**Data excerpt**

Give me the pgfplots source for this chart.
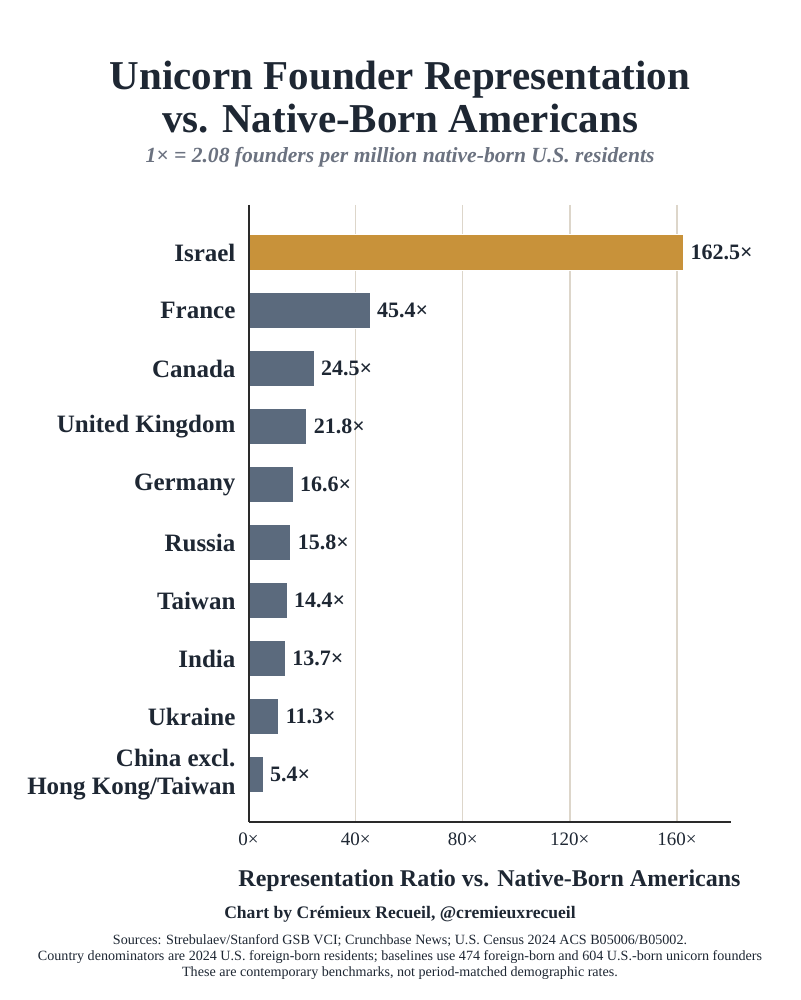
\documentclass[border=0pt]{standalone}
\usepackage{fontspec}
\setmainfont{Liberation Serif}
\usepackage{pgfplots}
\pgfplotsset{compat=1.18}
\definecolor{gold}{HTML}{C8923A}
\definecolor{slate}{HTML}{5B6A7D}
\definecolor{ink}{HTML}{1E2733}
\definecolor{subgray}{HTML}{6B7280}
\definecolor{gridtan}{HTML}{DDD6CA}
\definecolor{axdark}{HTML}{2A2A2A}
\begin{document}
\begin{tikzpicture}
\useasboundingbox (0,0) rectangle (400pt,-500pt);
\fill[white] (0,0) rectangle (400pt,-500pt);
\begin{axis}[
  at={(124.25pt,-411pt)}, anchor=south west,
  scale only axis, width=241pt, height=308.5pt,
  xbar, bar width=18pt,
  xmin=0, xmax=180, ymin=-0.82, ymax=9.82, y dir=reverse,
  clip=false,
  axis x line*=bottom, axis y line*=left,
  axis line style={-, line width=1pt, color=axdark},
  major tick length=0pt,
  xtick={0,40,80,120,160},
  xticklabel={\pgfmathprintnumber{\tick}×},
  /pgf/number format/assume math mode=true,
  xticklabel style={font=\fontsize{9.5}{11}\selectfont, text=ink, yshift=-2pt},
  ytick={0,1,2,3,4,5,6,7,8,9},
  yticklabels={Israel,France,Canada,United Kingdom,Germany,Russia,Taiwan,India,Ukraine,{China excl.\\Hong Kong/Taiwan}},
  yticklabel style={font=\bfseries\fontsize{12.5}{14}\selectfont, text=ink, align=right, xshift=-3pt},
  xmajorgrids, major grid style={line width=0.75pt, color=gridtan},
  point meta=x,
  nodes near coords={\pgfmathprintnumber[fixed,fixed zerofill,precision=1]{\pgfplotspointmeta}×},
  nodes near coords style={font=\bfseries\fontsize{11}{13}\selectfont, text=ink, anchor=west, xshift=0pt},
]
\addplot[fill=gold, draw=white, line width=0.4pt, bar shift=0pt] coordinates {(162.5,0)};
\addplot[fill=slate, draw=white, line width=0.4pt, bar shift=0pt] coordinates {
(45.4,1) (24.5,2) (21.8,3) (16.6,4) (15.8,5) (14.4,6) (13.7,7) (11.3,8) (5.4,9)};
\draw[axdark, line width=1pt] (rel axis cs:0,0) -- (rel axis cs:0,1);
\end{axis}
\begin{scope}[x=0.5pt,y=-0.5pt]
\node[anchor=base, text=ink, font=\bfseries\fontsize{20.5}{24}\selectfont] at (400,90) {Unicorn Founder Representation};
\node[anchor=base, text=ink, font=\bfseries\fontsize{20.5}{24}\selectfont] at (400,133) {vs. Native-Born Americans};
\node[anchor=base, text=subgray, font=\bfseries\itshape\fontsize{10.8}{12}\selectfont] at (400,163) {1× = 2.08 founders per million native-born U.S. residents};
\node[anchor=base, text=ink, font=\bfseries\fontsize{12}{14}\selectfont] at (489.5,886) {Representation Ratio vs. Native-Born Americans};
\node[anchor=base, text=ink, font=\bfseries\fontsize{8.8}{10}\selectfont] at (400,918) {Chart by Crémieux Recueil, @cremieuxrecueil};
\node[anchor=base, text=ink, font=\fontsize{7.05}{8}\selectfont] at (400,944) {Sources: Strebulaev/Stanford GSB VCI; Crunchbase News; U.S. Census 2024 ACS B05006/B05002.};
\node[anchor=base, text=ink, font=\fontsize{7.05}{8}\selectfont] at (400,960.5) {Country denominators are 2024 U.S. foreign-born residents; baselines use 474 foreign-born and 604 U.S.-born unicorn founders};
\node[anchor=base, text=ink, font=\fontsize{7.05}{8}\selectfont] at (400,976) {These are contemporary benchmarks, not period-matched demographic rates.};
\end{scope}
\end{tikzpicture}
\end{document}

**Task brief**
Take the data above and repeat it exactly, leaving each picture out.

**Result of the exercise**
Give me the pgfplots source for this chart.
\documentclass[border=0pt]{standalone}
\usepackage{fontspec}
\setmainfont{Liberation Serif}
\usepackage{pgfplots}
\pgfplotsset{compat=1.18}
\definecolor{gold}{HTML}{C8923A}
\definecolor{slate}{HTML}{5B6A7D}
\definecolor{ink}{HTML}{1E2733}
\definecolor{subgray}{HTML}{6B7280}
\definecolor{gridtan}{HTML}{DDD6CA}
\definecolor{axdark}{HTML}{2A2A2A}
\begin{document}
\begin{tikzpicture}
\useasboundingbox (0,0) rectangle (400pt,-500pt);
\fill[white] (0,0) rectangle (400pt,-500pt);
\begin{axis}[
  at={(124.25pt,-411pt)}, anchor=south west,
  scale only axis, width=241pt, height=308.5pt,
  xbar, bar width=18pt,
  xmin=0, xmax=180, ymin=-0.82, ymax=9.82, y dir=reverse,
  clip=false,
  axis x line*=bottom, axis y line*=left,
  axis line style={-, line width=1pt, color=axdark},
  major tick length=0pt,
  xtick={0,40,80,120,160},
  xticklabel={\pgfmathprintnumber{\tick}×},
  /pgf/number format/assume math mode=true,
  xticklabel style={font=\fontsize{9.5}{11}\selectfont, text=ink, yshift=-2pt},
  ytick={0,1,2,3,4,5,6,7,8,9},
  yticklabels={Israel,France,Canada,United Kingdom,Germany,Russia,Taiwan,India,Ukraine,{China excl.\\Hong Kong/Taiwan}},
  yticklabel style={font=\bfseries\fontsize{12.5}{14}\selectfont, text=ink, align=right, xshift=-3pt},
  xmajorgrids, major grid style={line width=0.75pt, color=gridtan},
  point meta=x,
  nodes near coords={\pgfmathprintnumber[fixed,fixed zerofill,precision=1]{\pgfplotspointmeta}×},
  nodes near coords style={font=\bfseries\fontsize{11}{13}\selectfont, text=ink, anchor=west, xshift=0pt},
]
\addplot[fill=gold, draw=white, line width=0.4pt, bar shift=0pt] coordinates {(162.5,0)};
\addplot[fill=slate, draw=white, line width=0.4pt, bar shift=0pt] coordinates {
(45.4,1) (24.5,2) (21.8,3) (16.6,4) (15.8,5) (14.4,6) (13.7,7) (11.3,8) (5.4,9)};
\draw[axdark, line width=1pt] (rel axis cs:0,0) -- (rel axis cs:0,1);
\end{axis}
\begin{scope}[x=0.5pt,y=-0.5pt]
\node[anchor=base, text=ink, font=\bfseries\fontsize{20.5}{24}\selectfont] at (400,90) {Unicorn Founder Representation};
\node[anchor=base, text=ink, font=\bfseries\fontsize{20.5}{24}\selectfont] at (400,133) {vs. Native-Born Americans};
\node[anchor=base, text=subgray, font=\bfseries\itshape\fontsize{10.8}{12}\selectfont] at (400,163) {1× = 2.08 founders per million native-born U.S. residents};
\node[anchor=base, text=ink, font=\bfseries\fontsize{12}{14}\selectfont] at (489.5,886) {Representation Ratio vs. Native-Born Americans};
\node[anchor=base, text=ink, font=\bfseries\fontsize{8.8}{10}\selectfont] at (400,918) {Chart by Crémieux Recueil, @cremieuxrecueil};
\node[anchor=base, text=ink, font=\fontsize{7.05}{8}\selectfont] at (400,944) {Sources: Strebulaev/Stanford GSB VCI; Crunchbase News; U.S. Census 2024 ACS B05006/B05002.};
\node[anchor=base, text=ink, font=\fontsize{7.05}{8}\selectfont] at (400,960.5) {Country denominators are 2024 U.S. foreign-born residents; baselines use 474 foreign-born and 604 U.S.-born unicorn founders};
\node[anchor=base, text=ink, font=\fontsize{7.05}{8}\selectfont] at (400,976) {These are contemporary benchmarks, not period-matched demographic rates.};
\end{scope}
\end{tikzpicture}
\end{document}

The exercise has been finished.